The first major water-resources bill in more than six years is heading to President Obama's desk. The $12.3-billion Water Resources Reform and Development Act authorizes nearly three dozen new Army Corps of Engineers projects, directs the agency to speed up its feasibility studies and provides new revenue sources for dredging, flood control and other water projects.
WRRDA focuses on the Corps, but it also aids water and wastewater-treatment projects, partly through changes in the U.S. Environmental Protection Agency state revolving fund program, or SRF.
WRRDA gained final congressional approval on May 22, when the Senate approved it by a strong 91-7 vote. The House cleared it two days earlier, 412-4.
"This is the biggest piece of water-resources legislation to come out of Congress in many years," says Jimmy Christianson, director of the Associated General Contractors of America federal and heavy construction division.
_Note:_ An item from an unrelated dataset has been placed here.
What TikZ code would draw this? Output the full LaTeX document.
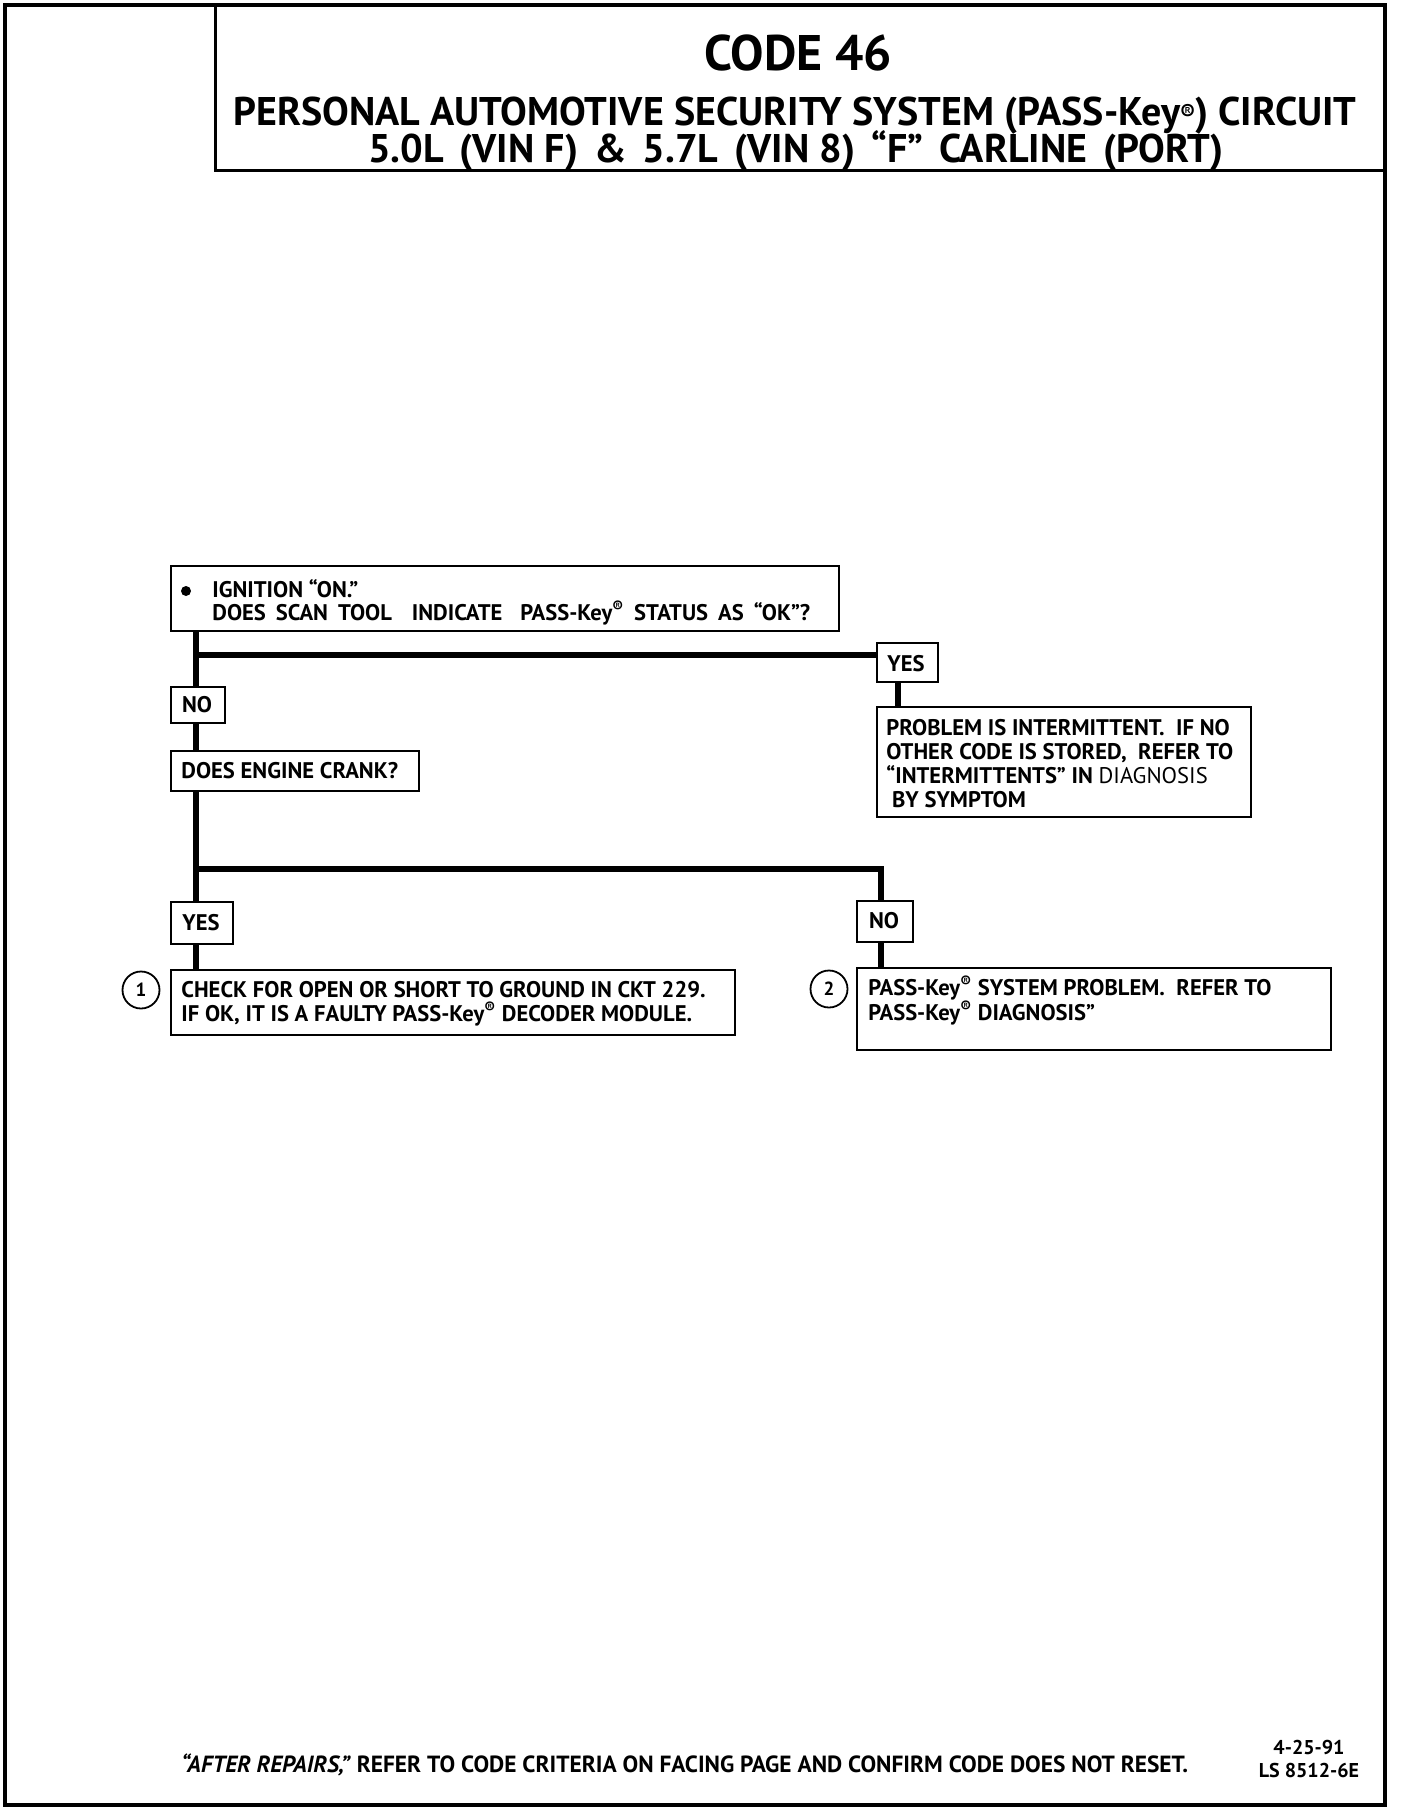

The bill authorizes 34 new Corps projects whose federal funding shares total $15.6 billion. The Congressional Budget Office estimates WRRDA's 10-year cost at $12.3 billion, but notes that the projects' schedules and costs will stretch well beyond a decade. Though the measure specifies projects and funding, lawmakers maintain that it has no earmarks, and it also deauthorizes $18 billion in old, inactive projects.
Even with the authorizations, the new projects still will require annual appropriations. Competition will be fierce for those limited dollars. Jim Walker, American Association of Port Authorities director of navigation policy and legislation, says, "Having the authorization hurdle cleared, now we'll be moving on to the appropriations bill and looking to see those [projects] get started."
Dredging is a big winner in WRRDA. Besides authorizing eight port-dredging projects, it seeks to boost spending from the Harbor Maintenance Trust Fund, in steps, until 2025, when annual outgo will equal the fund's income from a maritime freight fee. John Doyle, special counsel with law and lobbying firm Jones Walker LLP, says that "should add significant additional dollars in the very short term—this year and next at a minimum—for dredging-related activities."
Another provision will benefit river projects. WRRDA changes funding for the Olmsted Locks and Dam project on the Ohio River to 85% from the general fund and 15% from the Inland Waterways Trust Fund, from 50-50 now. Industry officials have complained that as Olmsted's cost rose to $2.9 billion from $775 million in 1987, it swallowed up trust-fund dollars that other projects desired. Mike Toohey, Waterways Council Inc. CEO, estimates that WRRDA will free an added $105 million a year for non-Olmsted work.
To draw more private funds to water projects, WRRDA creates a Water Infrastructure Finance and Innovation Act pilot program (WIFIA) to provide federal loans and loan guarantees for Corps civil works and EPA wastewater-treatment and drinking-water projects.
Modeled on the Transportation Dept.'s 16-year-old TIFIA program, WIFIA gets $375 million over five years, subject to appropriations. Funds are divided between the Corps and EPA. "I think you're going to see private funds coming in and leveraging against the public funds," says House Transportation and Infrastructure Committee Chairman Bill Shuster (R-Pa.), a main WRRDA author. The bill also establishes a pilot program allowing public-private partnerships for "at least 15" Corps projects.